**WHAT THE TASK ASKS**: Set every record down verbatim and omit the pictures.

**SUPPLIED MATERIAL**:
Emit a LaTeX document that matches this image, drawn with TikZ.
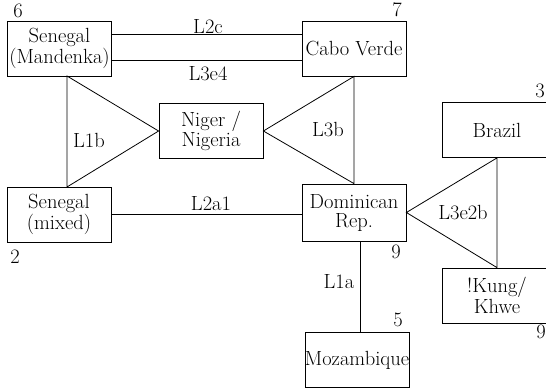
\documentclass[tikz,border=0pt]{standalone}
\usepackage{fontspec}

\begin{document}
\begin{tikzpicture}[
    x = 1pt, y = -1pt,
    every node/.style = { font = \fontsize{20.5}{19}\selectfont },
    country/.style = {
      draw, line width = 0.8pt, align = center, inner sep = 0pt,
      minimum width = 104pt, minimum height = 55pt
    },
    link/.style = { line width = 0.8pt },
    count/.style = { inner sep = 0pt }
  ]
  \useasboundingbox (0, 0) rectangle (546, 388);

  \node[country] (senMand) at (59.5, 48.5) {Senegal\\(Mandenka)};
  \node[country] (cabo) at (354, 48.5) {Cabo Verde};
  \node[country] (niger) at (211, 131) {Niger /\\Nigeria};
  \node[country] (senMix) at (59, 214.5) {Senegal\\(mixed)};
  \node[country, minimum height = 57pt] (domRep) at (354, 212.5)
    {Dominican\\Rep.};
  \node[country, minimum width = 102pt] (moz) at (357, 360) {Mozambique};
  \node[country, minimum width = 110pt] (brazil) at (497, 130) {Brazil};
  \node[country, minimum width = 110pt] (kung) at (497, 295.5)
    {!Kung/\\Khwe};

  \coordinate (l1bTop) at (67, 76);
  \coordinate (l1bBot) at (67, 187);

  \draw[link] ([yshift = 14.5pt]senMand.east) -- ([yshift = 14.5pt]cabo.west);
  \draw[link] ([yshift = -11.5pt]senMand.east) -- ([yshift = -11.5pt]cabo.west);
  \draw[link] (senMix.east) -- (senMix.east -| domRep.west);
  \draw[link] ([xshift = 6pt]domRep.south) -- ([xshift = 3pt]moz.north);
  \draw[link] (l1bTop) -- (niger.west) -- (l1bBot) -- cycle;
  \draw[link] (cabo.south) -- (niger.east) -- (domRep.north) -- cycle;
  \draw[link] (brazil.south) -- (domRep.east) -- (kung.north) -- cycle;

  \node (l2c) at (208, 27) {L2c};
  \node (l3e4) at (208, 74) {L3e4};
  \node (l1b) at (89, 140) {L1b};
  \node (l3b) at (328, 130) {L3b};
  \node (l2a1) at (211, 204) {L2a1};
  \node (l3e2b) at (463, 213) {L3e2b};
  \node (l1a) at (339, 282) {L1a};

  \foreach \n/\x/\y in {6/18/11, 7/397/10, 3/540/91, 2/15/257,
                        9/396/252, 5/398/320, 9/541/332}
    \node[count] at (\x, \y) {\n};
\end{tikzpicture}
\end{document}
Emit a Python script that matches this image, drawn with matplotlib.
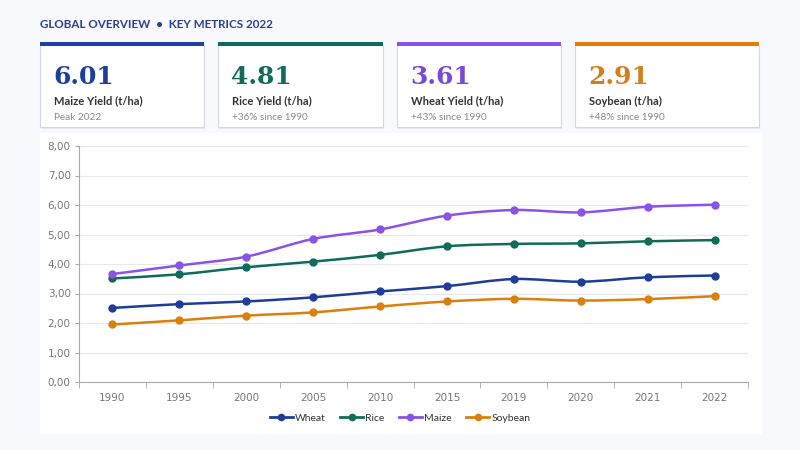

**OUTPUT OF THE EXERCISE**:
Emit a LaTeX document that matches this image, drawn with TikZ.
\documentclass[tikz,border=0pt]{standalone}
\usepackage{fontspec}

\begin{document}
\begin{tikzpicture}[
    x = 1pt, y = -1pt,
    every node/.style = { font = \fontsize{20.5}{19}\selectfont },
    country/.style = {
      draw, line width = 0.8pt, align = center, inner sep = 0pt,
      minimum width = 104pt, minimum height = 55pt
    },
    link/.style = { line width = 0.8pt },
    count/.style = { inner sep = 0pt }
  ]
  \useasboundingbox (0, 0) rectangle (546, 388);

  \node[country] (senMand) at (59.5, 48.5) {Senegal\\(Mandenka)};
  \node[country] (cabo) at (354, 48.5) {Cabo Verde};
  \node[country] (niger) at (211, 131) {Niger /\\Nigeria};
  \node[country] (senMix) at (59, 214.5) {Senegal\\(mixed)};
  \node[country, minimum height = 57pt] (domRep) at (354, 212.5)
    {Dominican\\Rep.};
  \node[country, minimum width = 102pt] (moz) at (357, 360) {Mozambique};
  \node[country, minimum width = 110pt] (brazil) at (497, 130) {Brazil};
  \node[country, minimum width = 110pt] (kung) at (497, 295.5)
    {!Kung/\\Khwe};

  \coordinate (l1bTop) at (67, 76);
  \coordinate (l1bBot) at (67, 187);

  \draw[link] ([yshift = 14.5pt]senMand.east) -- ([yshift = 14.5pt]cabo.west);
  \draw[link] ([yshift = -11.5pt]senMand.east) -- ([yshift = -11.5pt]cabo.west);
  \draw[link] (senMix.east) -- (senMix.east -| domRep.west);
  \draw[link] ([xshift = 6pt]domRep.south) -- ([xshift = 3pt]moz.north);
  \draw[link] (l1bTop) -- (niger.west) -- (l1bBot) -- cycle;
  \draw[link] (cabo.south) -- (niger.east) -- (domRep.north) -- cycle;
  \draw[link] (brazil.south) -- (domRep.east) -- (kung.north) -- cycle;

  \node (l2c) at (208, 27) {L2c};
  \node (l3e4) at (208, 74) {L3e4};
  \node (l1b) at (89, 140) {L1b};
  \node (l3b) at (328, 130) {L3b};
  \node (l2a1) at (211, 204) {L2a1};
  \node (l3e2b) at (463, 213) {L3e2b};
  \node (l1a) at (339, 282) {L1a};

  \foreach \n/\x/\y in {6/18/11, 7/397/10, 3/540/91, 2/15/257,
                        9/396/252, 5/398/320, 9/541/332}
    \node[count] at (\x, \y) {\n};
\end{tikzpicture}
\end{document}
Emit a Python script that matches this image, drawn with matplotlib.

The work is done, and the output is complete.